Last summer, Labor Party activists in Massachusetts, with the help of New England LP organizer Ed Bruno, decided that they would use Massachusetts ballot resolution process to gauge the level of potential support for the Labor Partys new Just Healthcare campaign. Under that states laws, voters can get nonbinding resolutions on a state district ballot by garnering a minimum of 200 signatures of registered voters in the district.
The LP decided to focus on two Boston districts. One includes the racially mixed working class neighborhood of Quincy, and the other the mostly white working class community of West Roxbury. Bruno said collecting the signatures was a relatively easy process; the great majority of residents said they would support the kind of universal healthcare plan the Labor Party is calling for.
And so, the resolutions were certified and put on the the ballot in those districts. Before election day, the Labor Party organized street leafleting and door-to-door campaigning for the resolution in both districts.
When election results came in, the activists learned that voters in the two districts had agreed with the nonbinding resolution by a 71 percent margin. The vote total in the two districts was 14,242 in favor, and 5755 against.

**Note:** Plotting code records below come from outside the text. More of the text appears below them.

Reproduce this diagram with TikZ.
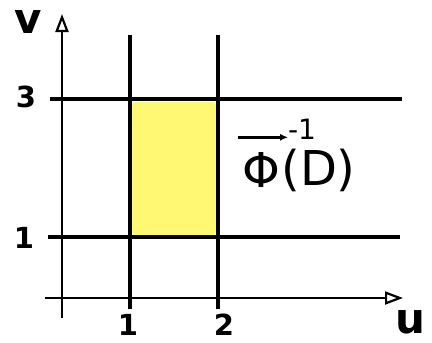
\documentclass[tikz,border=0pt]{standalone}
\usepackage{fontspec}
\setmainfont{DejaVu Sans}
\usetikzlibrary{arrows.meta}

\begin{document}
\begin{tikzpicture}[x=1pt, y=-1pt,
    axis/.style={line width=2.2pt, -{Triangle[open, length=18pt, width=13pt]}},
    gridline/.style={line width=3.8pt},
    tick/.style={font=\fontsize{29}{31}\selectfont\bfseries, inner sep=0pt},
    axlabel/.style={font=\fontsize{42}{44}\selectfont\bfseries, inner sep=0pt},
    formula/.style={font=\fontsize{48}{50}\selectfont, inner sep=0pt}
]
\useasboundingbox (0,0) rectangle (432,343);

% region
\fill[yellow!55, rounded corners=3pt] (132,102) rectangle (216,235);

% lines u=1, u=2, v=1, v=3
\draw[gridline] (130,35) -- (130,309);
\draw[gridline] (218,35) -- (218,309);
\draw[gridline] (50,99) -- (402,99);
\draw[gridline] (48,237) -- (400,237);

% axes
\coordinate (o1) at (62,318);
\coordinate (vtip) at (62,14);
\coordinate (o2) at (45,298);
\coordinate (utip) at (403,298);
\draw[axis] (o1) -- (vtip);
\draw[axis] (o2) -- (utip);

% labels
\node[tick] (v3) at (26,97) {3};
\node[tick] (v1) at (24,238) {1};
\node[tick] (u1) at (128,325) {1};
\node[tick] (u2) at (224,325) {2};
\node[axlabel] (vlab) at (28,22) {v};
\node[axlabel] (ulab) at (410,322) {u};

% preimage
\node[formula] (phi) at (261,170) {Φ};
\node[formula, anchor=west] (arg) at ([xshift=1pt]phi.east) {(D)};
\node[font=\fontsize{28}{30}\selectfont, inner sep=0pt] (inv) at (302,129) {-1};
\draw[line width=2.6pt, -{Latex[length=8pt, width=7pt]}]
    ([xshift=-4pt, yshift=15pt]phi.north west) -- ([xshift=8pt, yshift=15pt]phi.north east);
\end{tikzpicture}
\end{document}
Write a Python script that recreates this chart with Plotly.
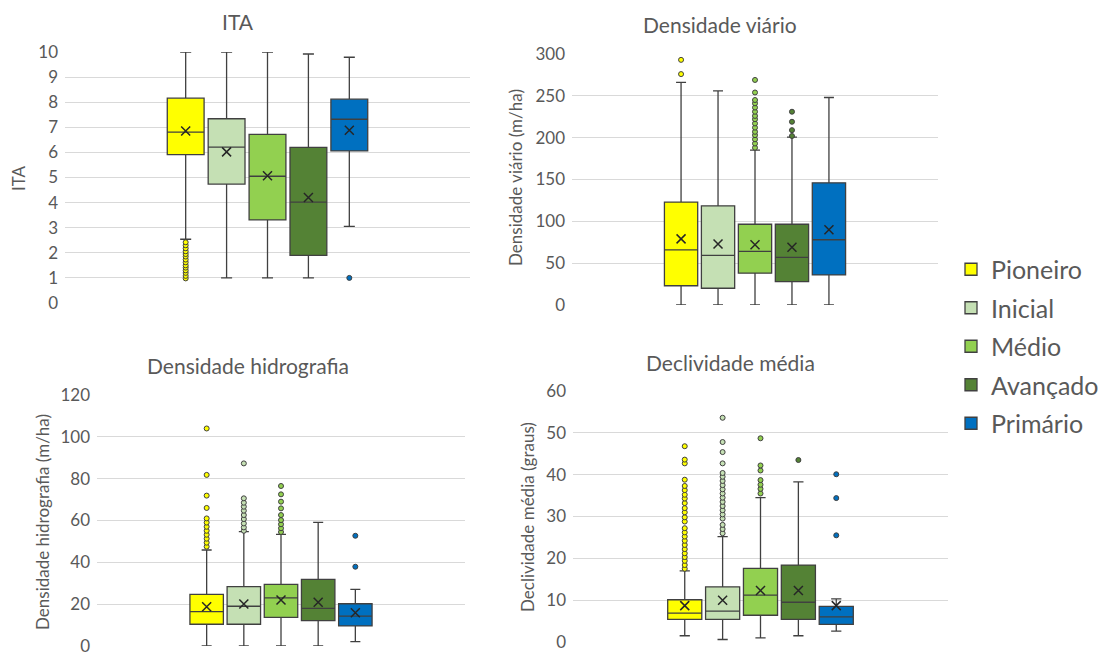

Bruno said the resolution votes demonstrate that, despite efforts to squelch discussion of major healthcare reform, most Americans are ready for it.
The resolution reads:
"Shall the state representative from this District be instructed to initiate and support legislation to create a healthcare system for all the residents of Massachusetts that: provides universal coverage for comprehensive healthcare services that includes the freedom to choose doctors and other healthcare professionals, facilities, and services; eliminates the role of insurance companies in healthcare and creates an insurance trust fund that is publicly administered and fairly funded; and in order to safeguard the availability of quality healthcare, stops the buying, selling, managing and closing down of healthcare facilities by for-profit corporations?"
Bruno notes that the resolution campaigns may have planted seeds of Labor Party activism in the two districts. In both areas, Labor Party members have begun to meet.